You know, sometimes it is hard for those who profess to be Christians to behave like Christians should. We dress and act the part. We try to carry our crosses and walk the road Christ walked, but when someone does something we don’t like, when someone crosses us, challenges us, pushes us to the end our human limits and gets on our last nerve we tend to lose our composure and behave the same way the rest of the world behaves.

Let us turn this morning to our scripture found in 1Corinthians 13:1-3 that we might understand how we can always act as Christ would have us too. READ SCRIPTURE.

The Corinthian Church has been having an ongoing argument. Speaking in tongues is the greatest spiritual gift, no prophecy is, no teaching and preaching is. They were in upheaval over whose gift was the most important and most God-graced. So Paul writes to them to explain things. In chapter 12 of 1 Corinthians Paul challenges the Corinthians to stop looking at themselves and start looking at the group. He says that we are all part of one system, one unit developed to work together for the glory of God not of self. He points to that fact we are to work together collective in whatever way or with whatever gifts God has chosen for us. There are Lone Rangers and there are no Superstars in God’s kingdom. Each part of the body of Christ and each gift or talent is just as important as the others. Then he ends the chapter by saying but there is a way to use the gifts in the most excellent of ways. Then Paul does what Paul likes to do when writing he gives his message in the opposite context by pointing to what isn’t the way.

Verse 1 - On the day of Pentecost, when the very first gospel was ever preached, God gave the apostles the special gift of being able to speak in languages that they had never learned so that the peoples hearing them could understand what was being said. An amazing gift yet Paul is saying here that if God gave us the gift to speaking every human language possible and even gift of the language of angels but we did not have love we would be nothing more than a resounding gong or a clanging cymbal.

These are loud monotone instruments that on their own cannot create melody or harmony. Music soothes the soul, music moves you, it builds you up. You welcome it but a gong is made to grate on you, to offend your ears and get your attention.

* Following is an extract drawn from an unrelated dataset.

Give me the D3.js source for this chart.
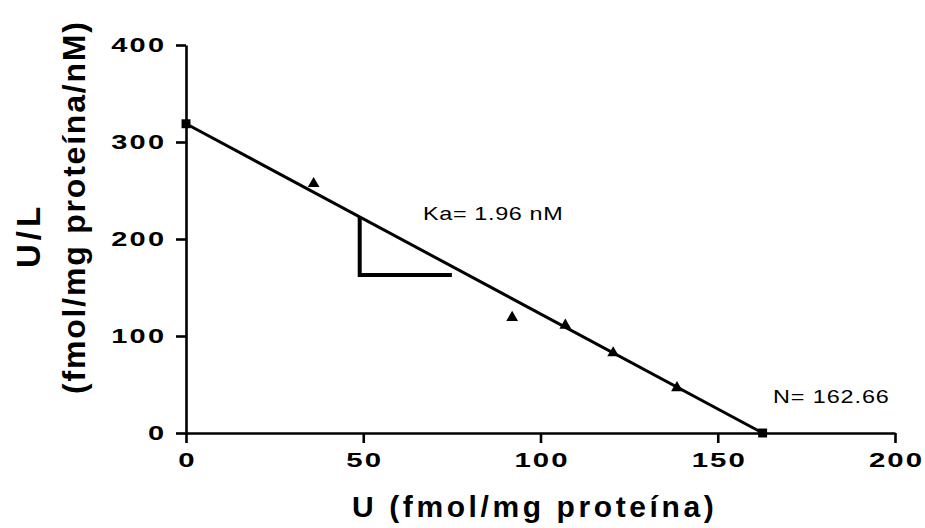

Paul’s listeners would be intimately aware of this because daily on the streets of Corinth, the clanging gongs would call the people to worship at the pagan temples. As the people entered the temples they would each hit the gong to awaken the pagan gods so they would listen to their prayers. One person wrote gongs were used to”drive away demons or rouse the worshippers, but they created as much tranquility of spirit as constantly barking dogs.”

Paul here is specifically referring to the gift of tongues, but his words could be applied to any speaking that one may do to God, to another believer, or to an outsider about God when it is done without love. It’s offensive. Your words end up grating in people’s ears. You could speak the nicest most spiritual sounding words to someone, flatter them all you want, but if you don’t love thru respect, care, and truth your words are just ingratiating noise.